A Rereading of Scriptural Texts
On Italian news site La Nuova Bussola Quotidiana, Luisella Scrosati analyzed on December 20, “Certain anticipations of a study of the Pontifical Biblical Commission, requested by the pope, have been hailed by the media as an opening of the Church to divorce and homosexuality. Things are in fact more ambiguous than that, but according to what has been read up until now, an approach to Scripture emerges that is distancing itself from Tradition. ...In reality, the interpretation given by the Pontifical Biblical Commission is clearly influenced by the current cultural climate, to the point where it is good to avoid quoting Scripture literally when it conflicts with the dominant homosexualist mentality. (However), at this stage, one can legitimately suspect that the dissident positions have been summarized in the document in order to clarify them in time.”

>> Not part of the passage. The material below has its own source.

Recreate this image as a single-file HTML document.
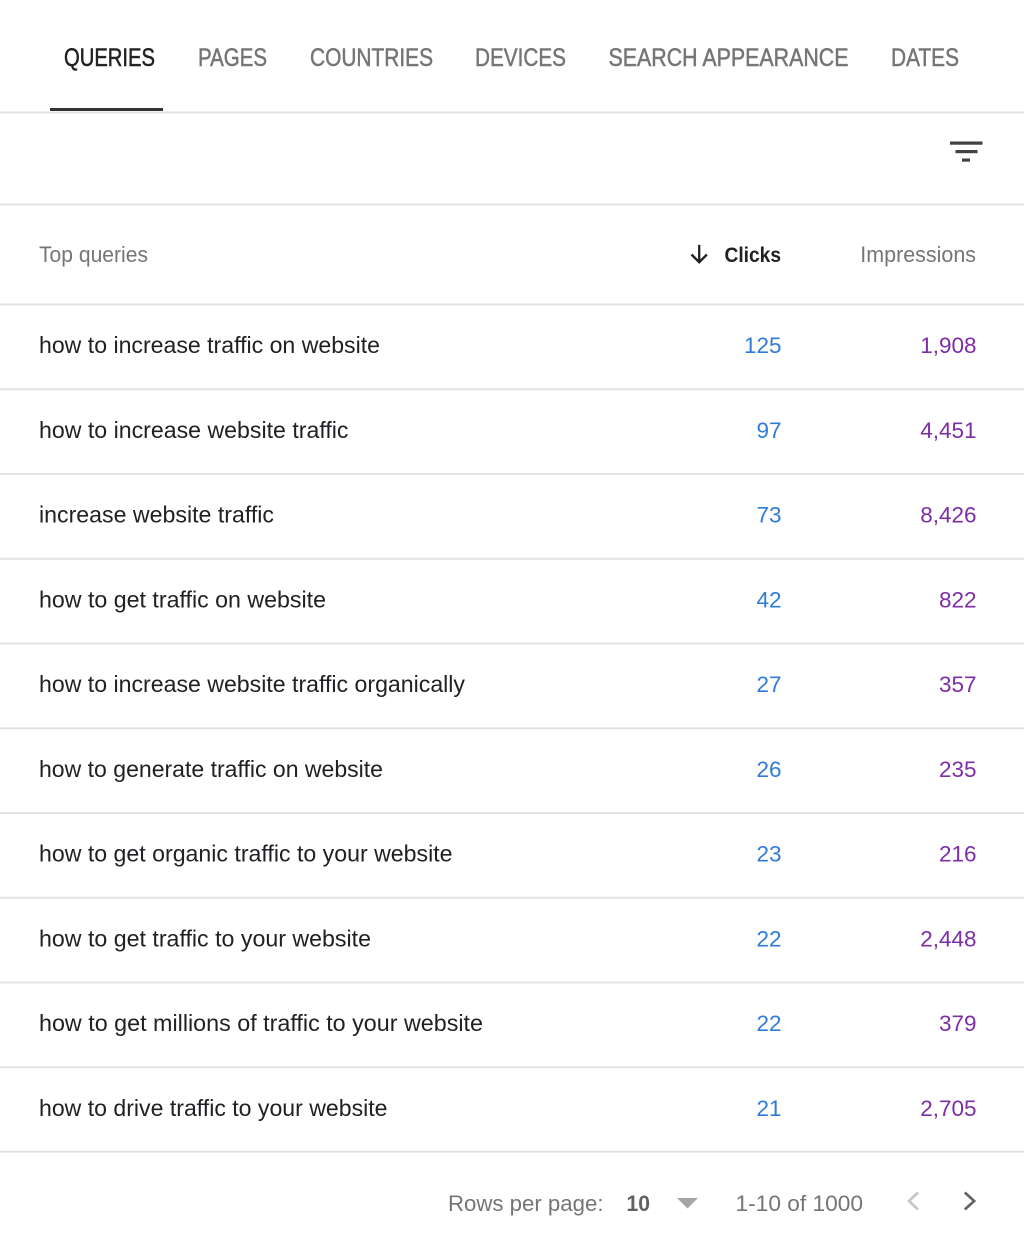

Thus, on December 20, without actually disclaiming the text of the Commission, Archbishop Giacomo Morandi, secretary of the Congregation for the Doctrine of the Faith, emphasized that “the institution of marriage, consisting of the stable relationship between husband and wife, is consistently presented as obvious and normative throughout biblical tradition.” He added, “There are no examples (in the Bible) of legally recognized unions between persons of the same sex.”
At the same time, Avvenire, the Italian bishops’ conference’s daily, clarified: “It is forbidden to banalize these reflections, but also to draw from them simplistic conclusions, like those presented in recent days by certain members of the media, who read into the study—especially as regards divorce and homosexuality—“openings” and “novelties” that can only make one smile. “It’s a biblical study, not a treatise of moral theology or a pastoral manual,” Fr. Pietro Bovati commented.
However, Avvenire declared in conclusion (and the sting is in the tail): “A text that does not offer prefabricated solutions therefore, but presents problems, questions, goes into depth, opens scenarios while erasing the field of certain clichés (sic) consolidated in our tradition… How do we read the exacting message of Jesus on indissolubility in the complexity and fragility of concrete situations? Can there be well-founded and comprehensible reasons in the choice of separation? Here, biblical experts leave the floor to pastoral discernment, which, in fact, has already treated the question in depth in Amoris Laetitia.”
And it adds that in the chapter devoted to homosexuality, “…in three dense paragraphs, exegetes, with an attentive analysis of the text, have concluded that “the story (of Sodom in the Bible) is not intended to show the image of an entire city dominated by irrepressible homosexual passions,” but rather to condemn “the conduct of a social and political entity that refuses to welcome the stranger with respect, and therefore attempts to humiliate him, forcing him to endure an infamous treatment of subjection.” This does not mean that homosexuality in the Bible is a behavior to be tolerated or welcomed. ...It’s a demanding reading, therefore, authentic and sometimes counter-cultural, but above all, Fr. Bovati concludes, it is “an invitation to hope in the welcoming mercy of God who always surprises us.”